Em Portugal, essa nova direita popular só tem uma expressão política: o Chega. Só o Chega conseguiu romper com o sistema bipartidário apodrecido e abrir caminho a uma nova reconfiguração política tripartidária. Só o Chega pode forçar um novo bipartidarismo entre uma esquerda em declínio e uma nova direita determinada que quer alcançar a hegemonia política, ideológica, programática e cultural. No próximo dia 18 de Maio, votar no Chega não é, portanto, apenas mais um gesto de protesto, esgotando-se na descarga da sua própria frustração. É um gesto de esperança e de reconstrução. Porque só um Chega forte poderá: pôr fim ao domínio ideológico da esquerda no Estado e nas instituições; travar a imigração ilegal e o crescimento da insegurança; enfrentar com seriedade a corrupção e restaurar a autoridade do Estado; responder à crise da habitação, intensificada por pressões externas; baixar impostos; desburocratizar; reformar o Estado; proteger a agricultura, as pescas, as pequenas e médias empresas; e, acima de tudo, restaurar os valores fundamentais de uma comunidade política: liberdade, Pátria, família, vida, segurança, trabalho, honra, lei e ordem.

A escolha, pois, é clara. A ilusão, porém, também é forte. Milhões votarão à direita convencidos de que estão a mudar o rumo do país – e podem descobrir, talvez demasiado tarde, que contribuíram para mais do mesmo, votando, no fundo, contra si mesmos. Cuidado, portanto, com o voto na direita que perpetuará a esquerda.

No próximo dia 18 de maio, votar no Chega é mais do que uma escolha de um partido: é uma garantia de que não nos deitamos com a Direita e acordamos no dia seguinte com a Esquerda.

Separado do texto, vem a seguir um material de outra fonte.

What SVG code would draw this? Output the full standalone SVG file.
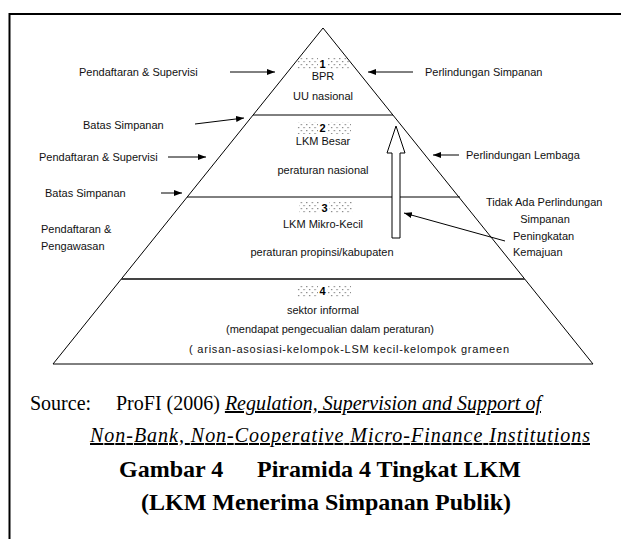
<svg xmlns="http://www.w3.org/2000/svg" width="621" height="539" viewBox="0 0 621 539">
<style>
.t{font-family:"Liberation Sans",Arial,sans-serif;font-size:11px;fill:#111}
.c{text-anchor:middle}
.n{font-family:"Liberation Sans",Arial,sans-serif;font-size:11px;font-weight:bold;fill:#000;text-anchor:middle}
.ln{stroke:#000;stroke-width:1;fill:none}
.ar{stroke:#000;stroke-width:1;fill:none;marker-end:url(#ah)}
.s{font-family:"Liberation Serif","Times New Roman",serif;font-size:20px;fill:#000}
.i{font-style:italic;text-decoration:underline}
.h{font-family:"Liberation Serif","Times New Roman",serif;font-size:24px;font-weight:bold;fill:#000}
</style>
<defs>
<marker id="ah" viewBox="0 0 8 6" refX="8" refY="3" markerWidth="8" markerHeight="6" markerUnits="userSpaceOnUse" orient="auto">
<path d="M0,0 L8,3 L0,6 Z" fill="#000"/>
</marker>
<pattern id="dots" width="5.5" height="6" patternUnits="userSpaceOnUse">
<rect x="1" y="1" width="1.2" height="1.2" fill="#777"/>
<rect x="3.7" y="4" width="1.2" height="1.2" fill="#777"/>
</pattern>
</defs>
<path d="M9.5,539 V14 H621" stroke="#000" stroke-width="2" fill="none"/>
<g id="pyramid">
<path class="ln" d="M323,28 L53,364 L593,364 Z"/>
<line class="ln" x1="253" y1="115" x2="393" y2="115"/>
<line class="ln" x1="187" y1="197" x2="460" y2="197"/>
<line x1="121" y1="279" x2="525" y2="279" stroke="#444" stroke-width="1.8"/>
</g>
<g id="level1">
<rect x="297" y="58" width="52" height="12" fill="url(#dots)"/>
<rect x="318" y="58" width="9" height="12" fill="#fff"/>
<text class="n" x="322.5" y="68">1</text>
<text class="t c" x="323" y="80">BPR</text>
<text class="t c" x="323" y="100">UU nasional</text>
</g>
<g id="level2">
<rect x="297" y="122" width="54" height="12" fill="url(#dots)"/>
<rect x="318" y="122" width="9" height="12" fill="#fff"/>
<text class="n" x="322.5" y="132">2</text>
<text class="t c" x="323" y="145">LKM Besar</text>
<text class="t c" x="323" y="174">peraturan nasional</text>
</g>
<g id="level3">
<rect x="299" y="202" width="54" height="12" fill="url(#dots)"/>
<rect x="320" y="202" width="9" height="12" fill="#fff"/>
<text class="n" x="324.5" y="212">3</text>
<text class="t c" x="323" y="228">LKM Mikro-Kecil</text>
<text class="t c" x="322" y="256">peraturan propinsi/kabupaten</text>
</g>
<g id="level4">
<rect x="297" y="285" width="54" height="12" fill="url(#dots)"/>
<rect x="318" y="285" width="9" height="12" fill="#fff"/>
<text class="n" x="322.5" y="295">4</text>
<text class="t c" x="323" y="314">sektor informal</text>
<text class="t c" x="330" y="333">(mendapat pengecualian dalam peraturan)</text>
<text class="t" x="189" y="353" textLength="320" lengthAdjust="spacing">( arisan-asosiasi-kelompok-LSM kecil-kelompok grameen</text>
</g>
<g id="labels">
<text class="t" x="79" y="76">Pendaftaran &amp; Supervisi</text>
<text class="t" x="425" y="76">Perlindungan Simpanan</text>
<text class="t" x="83" y="129">Batas Simpanan</text>
<text class="t" x="39" y="161">Pendaftaran &amp; Supervisi</text>
<text class="t" x="466" y="159">Perlindungan Lembaga</text>
<text class="t" x="45" y="197">Batas Simpanan</text>
<text class="t" x="486" y="206">Tidak Ada Perlindungan</text>
<text class="t c" x="545" y="223">Simpanan</text>
<text class="t" x="41" y="233">Pendaftaran &amp;</text>
<text class="t" x="41" y="250">Pengawasan</text>
<text class="t" x="513" y="240">Peningkatan</text>
<text class="t" x="513" y="256">Kemajuan</text>
</g>
<g id="connectors">
<line class="ar" x1="230" y1="72" x2="275" y2="72"/>
<line class="ar" x1="413" y1="72" x2="368" y2="72"/>
<line class="ar" x1="195" y1="124" x2="244" y2="118"/>
<line class="ar" x1="168" y1="157" x2="206" y2="157"/>
<line class="ar" x1="459" y1="155" x2="433" y2="155"/>
<line class="ar" x1="161" y1="193" x2="182" y2="193"/>
<line class="ar" x1="505" y1="241" x2="404" y2="213"/>
<path d="M396,126 L405,153 L400,153 L400,238 L392,238 L392,153 L387,153 Z" fill="#fff" stroke="#000" stroke-width="1"/>
</g>
<g id="caption">
<text class="s" x="30" y="410">Source:</text>
<text class="s" x="116" y="410">ProFI (2006) <tspan class="i">Regulation, Supervision and Support of </tspan></text>
<text class="s i" x="90" y="442" textLength="500" lengthAdjust="spacing">Non-Bank, Non-Cooperative Micro-Finance Institutions</text>
<text class="h" x="119" y="477">Gambar 4</text>
<text class="h" x="257" y="477">Piramida 4 Tingkat LKM</text>
<text class="h" x="141" y="510">(LKM Menerima Simpanan Publik)</text>
</g>
</svg>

Sedara é o instante em que os indesejáveis se tornam inevitáveis. E quando a estética do poder já não basta para ocultar o seu vazio, chega a hora dos que falam alto, dos que não pedem licença, dos que entram sem convite. A tragédia dos Salina não é serem derrotados, é não entenderem que já perderam. E é essa cegueira vaidosa que transforma o triunfo dos Sedara numa absoluta necessidade democrática.